Creative Block: Moving Forward When Your Industry Is Not

Words by Jasmina Matulewicz
Illustration by Lauren Chapa

In the words of The Financial Times, creative industries are facing a ‘cultural catastrophe’, what with everything 2020 has thrown at us so far. It’s no surprise, then, that they’ve opted for saving themselves before saving anxious graduates. The uncertainty is likely to stick around for a while, so what can we do to pass the time?

Having officially finished university in June, education feels distant, like it had happened in another lifetime, and I often have to remind myself that, actually, I worked my ass off to get here.

Between unpaid work placements, a retail job, and practically living in the library, I graduated with a first-class bachelor’s in journalism. ‘A journalist in the family, would you look at that!’ my stepdad wrote in a cheery graduation card. And although both my LinkedIn and my academic profiles confirm the title, I feel far from satisfied.

A qualification was the first step in a twisting staircase leading up to a career in magazines. Had everything gone to plan, this summer would have, ideally, included a graduate scheme at The Telegraph, an editorial placement at Penguin Random House, or a junior role at a local paper. A few months and a few respectable by-lines later, I would have secured a glamorous job as a feature writer.

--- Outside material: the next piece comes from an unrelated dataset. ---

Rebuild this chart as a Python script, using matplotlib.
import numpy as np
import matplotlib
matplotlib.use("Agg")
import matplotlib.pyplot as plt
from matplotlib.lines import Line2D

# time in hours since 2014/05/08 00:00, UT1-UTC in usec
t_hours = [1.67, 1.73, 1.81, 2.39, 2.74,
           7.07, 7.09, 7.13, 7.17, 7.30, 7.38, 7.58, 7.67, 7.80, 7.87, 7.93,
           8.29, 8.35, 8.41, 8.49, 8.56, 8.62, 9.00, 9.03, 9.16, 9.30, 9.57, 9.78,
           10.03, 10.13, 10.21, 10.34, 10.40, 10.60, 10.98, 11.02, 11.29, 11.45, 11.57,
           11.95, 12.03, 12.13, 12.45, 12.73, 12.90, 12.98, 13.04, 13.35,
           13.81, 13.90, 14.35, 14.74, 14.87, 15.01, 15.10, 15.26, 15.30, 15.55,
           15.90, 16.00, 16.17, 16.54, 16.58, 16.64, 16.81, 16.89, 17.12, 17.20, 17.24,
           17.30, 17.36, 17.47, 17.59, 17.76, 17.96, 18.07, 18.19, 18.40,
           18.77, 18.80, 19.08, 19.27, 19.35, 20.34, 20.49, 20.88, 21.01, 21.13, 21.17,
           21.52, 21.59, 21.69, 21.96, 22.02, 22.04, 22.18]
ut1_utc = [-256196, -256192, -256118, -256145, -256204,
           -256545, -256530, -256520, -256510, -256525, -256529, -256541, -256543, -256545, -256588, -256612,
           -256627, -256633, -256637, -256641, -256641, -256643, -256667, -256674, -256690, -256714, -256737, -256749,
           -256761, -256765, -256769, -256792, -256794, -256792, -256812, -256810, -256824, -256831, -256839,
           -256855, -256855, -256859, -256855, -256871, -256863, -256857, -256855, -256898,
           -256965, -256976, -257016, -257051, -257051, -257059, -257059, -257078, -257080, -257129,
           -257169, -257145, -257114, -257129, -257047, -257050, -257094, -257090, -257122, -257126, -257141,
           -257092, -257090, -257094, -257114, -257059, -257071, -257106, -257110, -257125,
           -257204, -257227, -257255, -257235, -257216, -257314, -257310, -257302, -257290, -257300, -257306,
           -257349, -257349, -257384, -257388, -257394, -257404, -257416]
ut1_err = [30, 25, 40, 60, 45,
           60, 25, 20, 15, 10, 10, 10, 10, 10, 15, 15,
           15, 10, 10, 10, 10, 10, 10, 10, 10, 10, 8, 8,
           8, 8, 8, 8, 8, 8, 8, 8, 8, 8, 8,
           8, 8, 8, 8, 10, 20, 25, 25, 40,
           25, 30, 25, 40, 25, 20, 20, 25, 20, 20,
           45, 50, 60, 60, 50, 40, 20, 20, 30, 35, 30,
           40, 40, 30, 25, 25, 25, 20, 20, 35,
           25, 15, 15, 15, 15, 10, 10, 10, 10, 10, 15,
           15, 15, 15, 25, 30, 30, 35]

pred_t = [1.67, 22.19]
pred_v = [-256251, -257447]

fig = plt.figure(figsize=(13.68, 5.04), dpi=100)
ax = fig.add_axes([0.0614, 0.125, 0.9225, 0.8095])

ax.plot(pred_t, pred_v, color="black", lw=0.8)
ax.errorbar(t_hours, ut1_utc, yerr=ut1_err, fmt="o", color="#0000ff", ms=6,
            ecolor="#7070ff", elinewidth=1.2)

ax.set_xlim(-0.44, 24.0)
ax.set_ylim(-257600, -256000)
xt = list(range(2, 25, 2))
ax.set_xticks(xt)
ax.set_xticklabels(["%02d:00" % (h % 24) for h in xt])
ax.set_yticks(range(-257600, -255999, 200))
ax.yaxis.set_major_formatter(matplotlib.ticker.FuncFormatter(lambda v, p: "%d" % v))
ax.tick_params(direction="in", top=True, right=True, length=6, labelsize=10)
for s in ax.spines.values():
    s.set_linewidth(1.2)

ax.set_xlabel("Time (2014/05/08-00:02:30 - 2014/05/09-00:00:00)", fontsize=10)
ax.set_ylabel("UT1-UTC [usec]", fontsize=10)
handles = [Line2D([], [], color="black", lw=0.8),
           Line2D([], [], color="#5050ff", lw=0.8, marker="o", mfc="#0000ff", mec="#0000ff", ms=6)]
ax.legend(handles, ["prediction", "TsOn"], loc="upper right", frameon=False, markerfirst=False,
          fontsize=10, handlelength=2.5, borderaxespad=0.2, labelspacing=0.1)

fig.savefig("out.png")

Alas, reality hit, as did rejection and cancellation emails, half-apologetic notes of appreciation not doing much to alleviate a growing feeling of hopelessness. I considered wrapping myself back up in the safety net of education, or making use of my European passport now that I’m no longer tied to a timetable. A global pandemic renders both of the above slightly less desirable, so, disappointed, I spent the last month or so questioning my purpose over chocolate ice cream.

I’m not one to preach mandatory productivity during a pandemic but, evenings reserved for sci-fi novels and dreaming about hiking the Himalayas, I’m trying to move my plan along. Snail speed, but moving. Think of it this way: if it’s getting you half a step closer to your goal, it’s probably worth your time.

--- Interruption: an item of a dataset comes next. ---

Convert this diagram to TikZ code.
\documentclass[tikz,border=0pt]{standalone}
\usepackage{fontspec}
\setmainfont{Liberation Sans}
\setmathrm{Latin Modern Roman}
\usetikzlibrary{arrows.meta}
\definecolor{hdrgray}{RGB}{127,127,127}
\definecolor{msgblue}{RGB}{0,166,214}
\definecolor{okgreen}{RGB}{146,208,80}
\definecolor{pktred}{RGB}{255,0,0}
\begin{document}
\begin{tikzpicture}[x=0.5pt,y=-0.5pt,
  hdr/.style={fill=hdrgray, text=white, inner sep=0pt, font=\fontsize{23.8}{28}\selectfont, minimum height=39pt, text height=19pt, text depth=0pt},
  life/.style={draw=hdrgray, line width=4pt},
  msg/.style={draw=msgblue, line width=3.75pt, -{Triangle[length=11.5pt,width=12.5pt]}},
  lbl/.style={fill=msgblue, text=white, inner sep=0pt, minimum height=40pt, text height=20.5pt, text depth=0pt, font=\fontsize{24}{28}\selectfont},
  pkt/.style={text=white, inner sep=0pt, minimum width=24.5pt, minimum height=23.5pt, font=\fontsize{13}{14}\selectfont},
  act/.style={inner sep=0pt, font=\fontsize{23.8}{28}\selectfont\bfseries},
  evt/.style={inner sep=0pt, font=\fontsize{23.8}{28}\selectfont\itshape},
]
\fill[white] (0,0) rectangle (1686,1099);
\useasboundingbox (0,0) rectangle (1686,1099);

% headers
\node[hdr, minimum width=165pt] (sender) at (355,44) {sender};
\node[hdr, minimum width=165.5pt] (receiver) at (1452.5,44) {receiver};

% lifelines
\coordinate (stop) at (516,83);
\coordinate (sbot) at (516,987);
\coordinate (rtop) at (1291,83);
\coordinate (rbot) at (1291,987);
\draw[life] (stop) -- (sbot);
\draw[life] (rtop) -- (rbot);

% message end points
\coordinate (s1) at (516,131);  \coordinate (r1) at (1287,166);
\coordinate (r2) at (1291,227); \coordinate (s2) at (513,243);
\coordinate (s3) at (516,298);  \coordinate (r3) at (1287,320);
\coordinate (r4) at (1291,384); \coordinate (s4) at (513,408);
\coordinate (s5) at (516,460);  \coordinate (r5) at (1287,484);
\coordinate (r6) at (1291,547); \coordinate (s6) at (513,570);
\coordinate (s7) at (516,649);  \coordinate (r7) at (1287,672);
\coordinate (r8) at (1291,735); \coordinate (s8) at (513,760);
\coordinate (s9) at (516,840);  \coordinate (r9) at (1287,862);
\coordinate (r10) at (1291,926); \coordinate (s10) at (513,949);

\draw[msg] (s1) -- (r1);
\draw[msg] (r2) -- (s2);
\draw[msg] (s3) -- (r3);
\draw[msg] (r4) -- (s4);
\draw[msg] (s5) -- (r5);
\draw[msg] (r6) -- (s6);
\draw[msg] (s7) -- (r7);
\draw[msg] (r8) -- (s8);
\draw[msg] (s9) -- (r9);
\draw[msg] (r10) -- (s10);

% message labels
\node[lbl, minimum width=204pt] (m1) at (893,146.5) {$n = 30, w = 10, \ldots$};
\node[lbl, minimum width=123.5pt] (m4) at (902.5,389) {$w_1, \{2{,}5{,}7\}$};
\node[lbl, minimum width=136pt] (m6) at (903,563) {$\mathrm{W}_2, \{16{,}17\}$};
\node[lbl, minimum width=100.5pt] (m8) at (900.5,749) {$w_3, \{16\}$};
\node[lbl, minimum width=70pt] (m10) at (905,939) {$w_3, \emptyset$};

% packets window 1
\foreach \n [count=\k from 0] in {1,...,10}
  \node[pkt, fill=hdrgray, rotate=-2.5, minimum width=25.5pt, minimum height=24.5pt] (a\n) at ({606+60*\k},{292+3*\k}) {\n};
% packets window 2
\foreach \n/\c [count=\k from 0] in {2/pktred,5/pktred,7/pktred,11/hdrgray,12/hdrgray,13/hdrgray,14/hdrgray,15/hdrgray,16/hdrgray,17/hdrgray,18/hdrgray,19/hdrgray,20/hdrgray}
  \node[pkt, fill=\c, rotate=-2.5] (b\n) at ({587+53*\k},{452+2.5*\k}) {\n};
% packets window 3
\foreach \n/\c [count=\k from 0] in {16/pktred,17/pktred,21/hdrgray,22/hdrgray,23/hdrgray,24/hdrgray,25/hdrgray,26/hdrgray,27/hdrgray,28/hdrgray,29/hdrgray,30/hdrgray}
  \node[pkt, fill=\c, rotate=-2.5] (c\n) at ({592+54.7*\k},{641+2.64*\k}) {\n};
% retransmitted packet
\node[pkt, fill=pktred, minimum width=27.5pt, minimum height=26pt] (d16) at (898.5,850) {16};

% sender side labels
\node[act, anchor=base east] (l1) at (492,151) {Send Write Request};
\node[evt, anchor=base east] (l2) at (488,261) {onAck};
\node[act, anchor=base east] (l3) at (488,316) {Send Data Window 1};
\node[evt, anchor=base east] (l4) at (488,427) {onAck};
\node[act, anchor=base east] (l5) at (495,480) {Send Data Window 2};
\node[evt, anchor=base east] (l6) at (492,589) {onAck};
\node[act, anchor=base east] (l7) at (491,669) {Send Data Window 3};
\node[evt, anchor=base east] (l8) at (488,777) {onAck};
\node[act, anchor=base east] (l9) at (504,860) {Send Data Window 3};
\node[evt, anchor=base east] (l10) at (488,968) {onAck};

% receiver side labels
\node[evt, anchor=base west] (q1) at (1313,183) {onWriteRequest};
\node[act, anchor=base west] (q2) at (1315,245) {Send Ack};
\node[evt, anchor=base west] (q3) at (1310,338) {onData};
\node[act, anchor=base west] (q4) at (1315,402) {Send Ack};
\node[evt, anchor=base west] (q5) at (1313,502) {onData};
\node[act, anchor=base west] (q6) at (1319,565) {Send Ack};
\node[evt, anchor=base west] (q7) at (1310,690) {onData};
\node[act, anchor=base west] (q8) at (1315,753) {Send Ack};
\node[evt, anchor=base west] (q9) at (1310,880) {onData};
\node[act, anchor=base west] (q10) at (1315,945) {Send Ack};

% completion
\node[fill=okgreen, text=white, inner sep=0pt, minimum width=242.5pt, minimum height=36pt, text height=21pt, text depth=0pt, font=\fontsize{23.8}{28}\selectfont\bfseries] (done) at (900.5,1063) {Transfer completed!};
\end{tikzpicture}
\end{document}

In terms of securing grad schemes and creative jobs, you’ve got to be proactive. Research shows that 60 percent of jobs aren’t advertised – I’d found my first editorial assistant placement by sending a chancy email, so get ready to spam editors and producers and heads of departments with your CV. Online databases like Journojobs will have updated vacancies, too, but having a polished-up LinkedIn profile and checking out their Jobs page can go a long way. Apply for as many as you can and bug them for interview feedback if you get rejected. And, in the meantime, take a Skillshare class on Photoshop or SEO or social media marketing. Get onto that webinar you’ve been eyeing up all week; most of them will have sponsored places if you’re worried about prices. Network, pitch ideas, and remember that if you’ve got this far, you can go further.

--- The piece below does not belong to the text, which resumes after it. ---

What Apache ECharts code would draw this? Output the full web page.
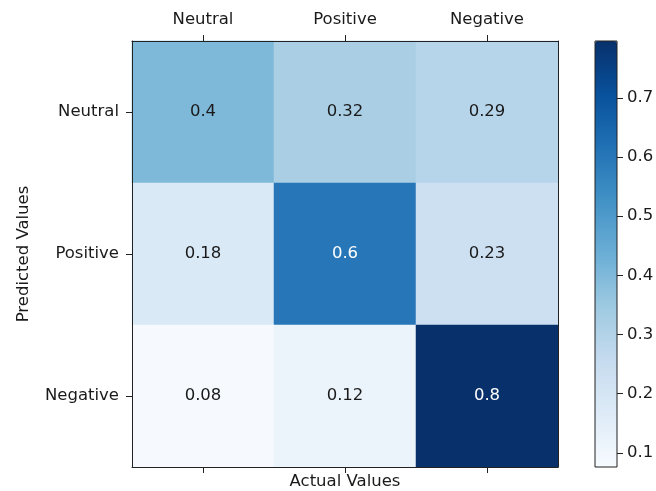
<!DOCTYPE html>
<html>
<head>
<meta charset="utf-8">
<script src="https://cdn.jsdelivr.net/npm/echarts@6/dist/echarts.min.js"></script>
<style>
html,body{margin:0;padding:0;background:#fff;}
#chart{width:656px;height:491px;}
</style>
</head>
<body>
<div id="chart"></div>
<script>
// ---- data ----
const actualLabels = ['Neutral', 'Positive', 'Negative'];
const predictedLabels = ['Neutral', 'Positive', 'Negative'];
const rowNeutral = [0.4, 0.32, 0.29];
const rowPositive = [0.18, 0.6, 0.23];
const rowNegative = [0.08, 0.12, 0.8];
const colorbarTicks = [0.1, 0.2, 0.3, 0.4, 0.5, 0.6, 0.7];
const colorMin = 0.076;
const colorMax = 0.796;

// ---- build ----
const rows = [rowNeutral, rowPositive, rowNegative];
const threshold = (colorMin + colorMax) / 2;
const heatData = [];
rows.forEach((row, yi) => {
  row.forEach((v, xi) => {
    heatData.push({
      value: [xi, yi, v],
      label: { color: v > threshold ? '#ffffff' : '#1a1a1a' }
    });
  });
});

const blues = ['#f7fbff', '#deebf7', '#c6dbef', '#9ecae1', '#6baed6', '#4292c6', '#2171b5', '#08519c', '#08306b'];
const FONT = 'DejaVu Sans';
const FS = 16.5;
const TXT = '#1a1a1a';

const chart = echarts.init(document.getElementById('chart'), null, { renderer: 'canvas' });
chart.setOption({
  backgroundColor: '#ffffff',
  animation: false,
  textStyle: { fontFamily: FONT },
  grid: [
    { left: 132, top: 41, width: 426, height: 426, containLabel: false, outerBoundsMode: 'none' },
    { left: 595, top: 41, width: 22, height: 426, containLabel: false, outerBoundsMode: 'none', show: true,
      borderColor: '#222', borderWidth: 1, backgroundColor: 'transparent', z: 10 }
  ],
  visualMap: {
    type: 'continuous',
    seriesIndex: 0,
    min: colorMin,
    max: colorMax,
    calculable: false,
    hoverLink: false,
    showLabel: false,
    text: null,
    left: 595,
    top: 41,
    padding: 0,
    itemWidth: 22,
    itemHeight: 426,
    inRange: { color: blues }
  },
  xAxis: [
    {
      type: 'category', gridIndex: 0, data: actualLabels, position: 'top', z: 10,
      axisLine: { show: true, lineStyle: { color: '#222', width: 1 } },
      axisTick: { show: true, alignWithLabel: true, length: 6, lineStyle: { color: '#222' } },
      axisLabel: { show: true, color: TXT, fontSize: FS, fontFamily: FONT, margin: 13 },
      splitLine: { show: false }
    },
    {
      type: 'category', gridIndex: 0, data: actualLabels, position: 'bottom', z: 10,
      name: 'Actual Values', nameLocation: 'middle', nameGap: 6,
      nameTextStyle: { color: TXT, fontSize: FS, fontFamily: FONT },
      axisLine: { show: true, lineStyle: { color: '#222', width: 1 } },
      axisTick: { show: true, alignWithLabel: true, length: 6, lineStyle: { color: '#222' } },
      axisLabel: { show: false },
      splitLine: { show: false }
    },
    {
      type: 'category', gridIndex: 1, data: ['c'], show: false
    }
  ],
  yAxis: [
    {
      type: 'category', gridIndex: 0, data: predictedLabels, inverse: true, position: 'left', z: 10,
      name: 'Predicted Values', nameLocation: 'middle', nameGap: 100, nameRotate: 90,
      nameTextStyle: { color: TXT, fontSize: FS, fontFamily: FONT },
      axisLine: { show: true, lineStyle: { color: '#222', width: 1 } },
      axisTick: { show: true, alignWithLabel: true, length: 6, lineStyle: { color: '#222' } },
      axisLabel: { show: true, color: TXT, fontSize: FS, fontFamily: FONT, margin: 13 },
      splitLine: { show: false }
    },
    {
      type: 'category', gridIndex: 0, data: predictedLabels, inverse: true, position: 'right', z: 10,
      axisLine: { show: true, lineStyle: { color: '#222', width: 1 } },
      axisTick: { show: false }, axisLabel: { show: false }, splitLine: { show: false }
    },
    {
      type: 'value', gridIndex: 1, position: 'right', min: colorMin, max: colorMax, z: 11,
      axisLine: { show: false },
      axisTick: { show: true, length: 6, customValues: colorbarTicks, lineStyle: { color: '#222' } },
      axisLabel: { show: true, customValues: colorbarTicks, color: TXT, fontSize: FS, fontFamily: FONT, margin: 10,
        formatter: v => String(Math.round(v * 10) / 10) },
      splitLine: { show: false }
    }
  ],
  series: [
    {
      type: 'heatmap',
      xAxisIndex: 0,
      yAxisIndex: 0,
      data: heatData,
      label: {
        show: true,
        fontSize: FS,
        fontFamily: FONT,
        formatter: p => String(p.value[2])
      },
      itemStyle: { borderWidth: 0 },
      emphasis: { disabled: true }
    }
  ]
});
</script>
</body>
</html>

University portfolios go a long way. My group dissertation project was a whirlwind of planning, writing, and designing a 24-page magazine. We wrote about the culture of London after hours, providing a community for the capital’s night owls, but when lockdown hit, we had to rip up our flatplan and start over. We had to rethink our message and adapt to everything changing, from the people we featured to the imagery we sourced. Though lectures and seminars were quickly replaced with YouTube tutorials and frustration at Zoom’s 40-minute limit, a printed copy of Dark Mode Magazine is propped up on my desk, a reminder that this is a hurdle that we will, eventually, cross.

As of last week, I’m interning remotely at a local magazine, and I feel like, finally, something is moving along. I’ve been managing social media for a national media organisation on the side as well, and though I’m not getting paid for it, a neat list of email addresses of high-profile editors up my sleeve is always handy. Half-steps.

You should be proud of yourself for graduating in a time of utter chaos. Don’t settle for less. Our industry is struggling, and it might for another while, but when its recovered and ready to resume, we’ll be waiting.